The internal dimensions of a box are 1.2 m. 80 cm and 50 cm. How many cubes each of edge 7 cm can be packed in the box with faces parallel to the sides of the box. Also, find the space left empty in the box.

To solve the problem step by step, we will follow these calculations: ### Step 1: Convert all dimensions to the same unit The internal dimensions of the box are given as: - Length = 1.2 m = 120 cm (since 1 m = 100 cm) - Width = 80 cm - Height = 50 cm ### Step 2: Calculate the volume of the box The volume \( V \) of the box can be calculated using the formula: \[ V = \text{Length} \times \text{Width} \times \text{Height} \] Substituting the values: \[ V = 120 \, \text{cm} \times 80 \, \text{cm} \times 50 \, \text{cm} \] Calculating this gives: \[ V = 480000 \, \text{cm}^3 \] ### Step 3: Calculate the volume of one cube The edge of each cube is given as 7 cm.
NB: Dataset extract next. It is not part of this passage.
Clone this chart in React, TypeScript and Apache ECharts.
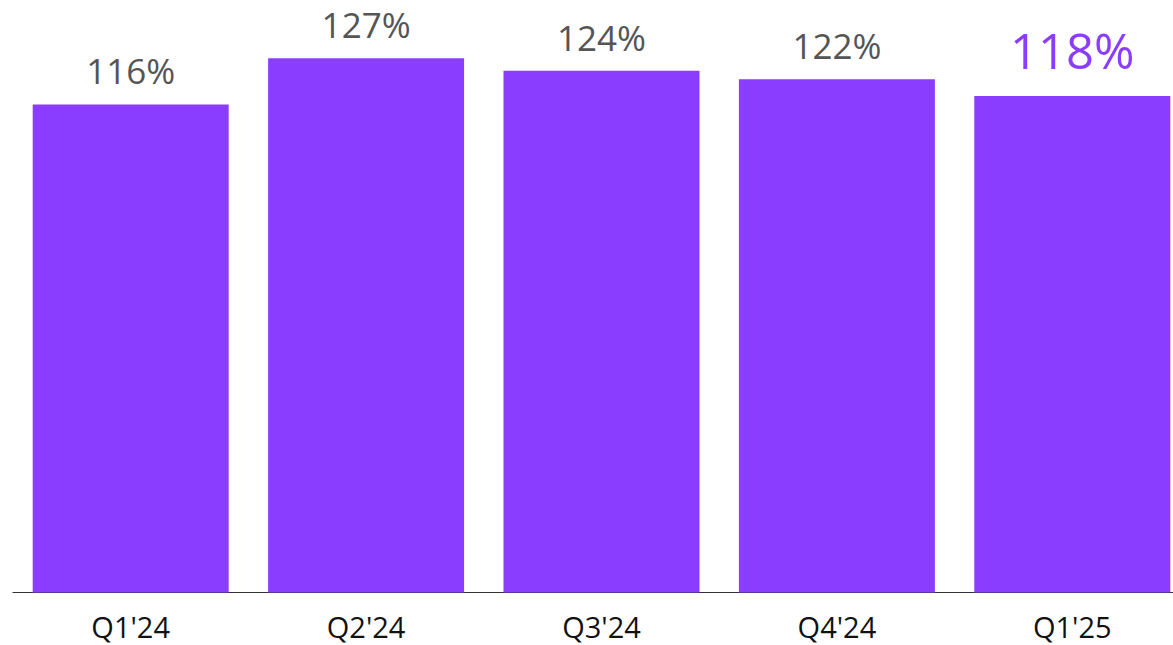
import React, { useEffect, useRef } from "react";
import * as echarts from "echarts";

const categories = ["Q1'24", "Q2'24", "Q3'24", "Q4'24", "Q1'25"];
const values = [116, 127, 124, 122, 118];

const PURPLE = "#8B3DFF";
const FONT = "'Open Sans', 'Noto Sans', sans-serif";

export default function App() {
  const ref = useRef<HTMLDivElement>(null);
  useEffect(() => {
    if (!ref.current) return;
    const chart = echarts.init(ref.current, undefined, { renderer: "svg" });
    const last = values.length - 1;
    chart.setOption({
      animation: false,
      backgroundColor: "#ffffff",
      grid: { left: 13, right: 0, top: 3.5, bottom: 52.5, containLabel: false },
      xAxis: {
        type: "category",
        data: categories,
        axisLine: { show: true, lineStyle: { color: "#333333", width: 1.2 } },
        axisTick: { show: false },
        axisLabel: {
          color: "#111111",
          fontSize: 29,
          fontFamily: FONT,
          margin: 19,
        },
      },
      yAxis: {
        type: "value",
        min: 0,
        max: 140,
        show: false,
        splitLine: { show: false },
      },
      series: [
        {
          type: "bar",
          barWidth: 196,
          data: values.map((v, i) =>
            i === last
              ? {
                  value: v,
                  label: {
                    color: PURPLE,
                    fontSize: 49,
                    distance: 22,
                  },
                }
              : v
          ),
          itemStyle: { color: PURPLE },
          label: {
            show: true,
            position: "top",
            formatter: "{c}%",
            color: "#555555",
            fontSize: 35,
            fontFamily: FONT,
            distance: 16,
          },
        },
      ],
    });
    return () => chart.dispose();
  }, []);
  return (
    <div
      style={{
        position: "fixed",
        left: 0,
        top: 0,
        width: 1173,
        height: 645,
        overflow: "hidden",
        background: "#ffffff",
      }}
    >
      <div ref={ref} style={{ width: 1190, height: 645 }} />
    </div>
  );
}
The volume \( V_c \) of one cube can be calculated using the formula: \[ V_c = \text{edge}^3 \] Substituting the edge length: \[ V_c = 7 \, \text{cm} \times 7 \, \text{cm} \times 7 \, \text{cm} = 343 \, \text{cm}^3 \] ### Step 4: Determine how many cubes can fit in the box To find out how many cubes can fit, we need to calculate how many cubes can fit along each dimension of the box. - Along the length (120 cm): \[ \text{Number of cubes along length} = \frac{120}{7} \approx 17.14 \implies 17 \, \text{cubes} \] - Along the width (80 cm): \[ \text{Number of cubes along width} = \frac{80}{7} \approx 11.43 \implies 11 \, \text{cubes} \] - Along the height (50 cm): \[ \text{Number of cubes along height} = \frac{50}{7} \approx 7.14 \implies 7 \, \text{cubes} \] ### Step 5: Calculate the total number of cubes The total number of cubes that can fit in the box is the product of the number of cubes along each dimension: \[ \text{Total number of cubes} = 17 \times 11 \times 7 = 1309 \, \text{cubes} \] ### Step 6: Calculate the total volume occupied by the cubes The total volume occupied by the cubes can be calculated as: \[ \text{Total volume of cubes} = \text{Number of cubes} \times \text{Volume of one cube} \] Substituting the values: \[ \text{Total volume of cubes} = 1309 \times 343 = 448907 \, \text{cm}^3 \] ### Step 7: Calculate the empty space left in the box The empty space left in the box can be calculated by subtracting the total volume of the cubes from the volume of the box: \[ \text{Empty space} = \text{Volume of box} - \text{Total volume of cubes} \] Substituting the values: \[ \text{Empty space} = 480000 \, \text{cm}^3 - 448907 \, \text{cm}^3 = 31193 \, \text{cm}^3 \] ### Final Answers - The number of cubes that can be packed in the box is **1309**. - The space left empty in the box is **31193 cm³**.